One positive quality is the solid performances. Matt Dillon is front and center as the titular character who considers himself to be so smart and polished that later on Jack gives himself the serial killer name “Mr. Sophistication.” However, throughout the five incidents he recalls, which spans over twelve years, he may consider his victims as dumb and stupid—many of them caucasian women—but his actions reveal, too, that he himself is not as intelligent as he believes he is. Throughout the years, there is growth in the character’s level of violence and elaborate killing sprees, but he tends to make similar mistakes, particularly in the risk-taking of possibly getting caught. Dillon plays Jack with charm and sense of humor; the camera loves his face but there is not a second in which we doubt that the subject is pure evil.

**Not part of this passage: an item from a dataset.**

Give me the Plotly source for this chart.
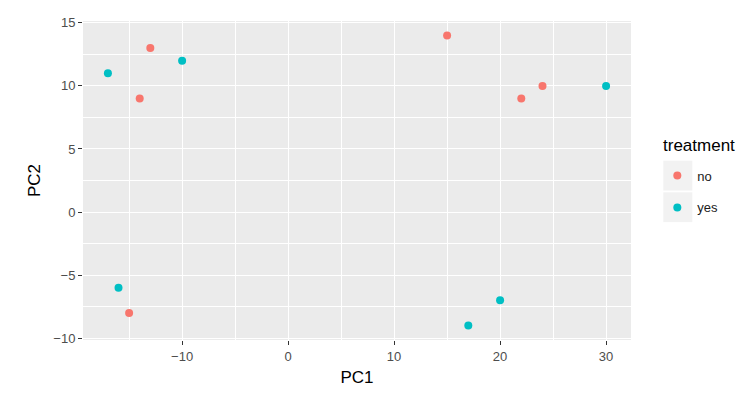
import plotly.graph_objects as go

groups = ["no", "yes"]
colors = ["#F8766D", "#00BFC4"]
pc1_no = [-13, -14, -15, 15, 22, 24]
pc2_no = [13, 9, -8, 14, 9, 10]
pc1_yes = [-17, -10, -16, 20, 17, 30]
pc2_yes = [11, 12, -6, -7, -9, 10]

x_ticks = [-10, 0, 10, 20, 30]
y_ticks = [-10, -5, 0, 5, 10, 15]

# page body has an 8px default margin; plot area in page coords: x 83..630.7, y 21.4..339.6
OFF = 8
L, T, PW, PH = 83, 21.4, 547.7, 318.2
W, H = 738, 382


def px(xp):
    return (xp - L) / PW


def py(yp):
    return (T + PH - yp) / PH


fig = go.Figure()
for name, col, xs, ys in [("no", colors[0], pc1_no, pc2_no), ("yes", colors[1], pc1_yes, pc2_yes)]:
    fig.add_trace(go.Scatter(x=xs, y=ys, mode="markers", name=name, legendgroup=name,
                             marker=dict(color=col, size=8, line=dict(width=0))))

# grey legend key boxes
for y0, y1 in [(160.7, 190.5), (192.3, 222)]:
    fig.add_shape(type="rect", xref="paper", yref="paper",
                  x0=px(663), x1=px(692), y0=py(y1), y1=py(y0),
                  fillcolor="#F2F2F2", line=dict(width=0), layer="below")

fig.add_annotation(text="treatment", xref="paper", yref="paper", x=px(661), y=py(146),
                   xanchor="left", yanchor="middle", showarrow=False,
                   font=dict(family="Liberation Sans, Arial", size=17, color="black"))

axis_common = dict(showline=False, zeroline=False, gridcolor="white", gridwidth=1.1,
                   ticks="outside", ticklen=4, tickcolor="#333333", tickwidth=1.1,
                   automargin=False,
                   tickfont=dict(family="Liberation Sans, Arial", size=13, color="#4D4D4D"),
                   minor=dict(showgrid=True, gridcolor="white", gridwidth=0.5, ticks=""))

fig.update_xaxes(range=[-19.35, 32.35], tickvals=x_ticks, title=dict(text="PC1", standoff=8,
                 font=dict(family="Liberation Sans, Arial", size=17, color="black")),
                 minor_tickvals=[-15, -5, 5, 15, 25], **axis_common)
fig.update_yaxes(range=[-10.15, 15.15], tickvals=y_ticks, title=dict(text="PC2", standoff=8,
                 font=dict(family="Liberation Sans, Arial", size=17, color="black")),
                 minor_tickvals=[-7.5, -2.5, 2.5, 7.5, 12.5], **axis_common)

fig.update_layout(
    width=W, height=H,
    margin=dict(l=L - OFF, r=W - (L - OFF) - PW, t=T - OFF, b=H - (T - OFF) - PH, autoexpand=False),
    paper_bgcolor="white", plot_bgcolor="#EBEBEB",
    font=dict(family="Liberation Sans, Arial"),
    legend=dict(font=dict(size=13, color="#1A1A1A"),
                x=px(657), xanchor="left", y=py(160.6), yanchor="top",
                tracegroupgap=12, bgcolor="rgba(0,0,0,0)"),
)

fig.write_html("out.html")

Two actors match Dillon’s energetic performance: Uma Thurman as a woman who asks Jack’s help when her vehicle broke down and Riley Keough as Jack’s girlfriend with whom he confesses that he is in fact Mr. Sophistication. She does not believe him and laughs. Two different performances: the former acting as though she is in a satire (the character keeps going on about serial killers) and the latter in an independent drama (she mumbles a lot and lets her eyes do most of the talking)—both approaches work because it shows that Jack can be adaptable as a hunter. It is necessary that we observe him interact with a spectrum of personalities so that we believe that he can actually entrap and eventually murder 60 people in a span of twelve years.

Nearly everything else about the picture is less compelling. Particularly boring are the side conversations between Jack and Verge (yes, the iconic Roman poet—played by Bruno Ganz) as they make a literal descent to Hell. Their exchanges are neither interesting nor possessing a high enough energy to mask their words’ emptiness. I felt no connection between the actors as well as their characters. Worse, their dialogue reveals nothing new about the subject and so the whole charade feels like fluff, padding—problematic because the work is nearly two and a half hours. The film tests the patience.

There are times when the violence is meant to be satirical, particularly the third incident in which Jack decides to “play” with children by shooting them down like animals. Murdering children for fun (one of them ends up being “preserved” in a cold room) is as dark as it gets, but it does not work here because the screenplay has not yet provided enough details about the central character so that we 1) have an appreciation of Jack’s actions which may hint at his own childhood and 2) are able to chuckle at the ridiculousness of it all. Context matters and with von Trier, when not at his full power, he tends to go for shock value over providing deeper or insightful content—as is the case here.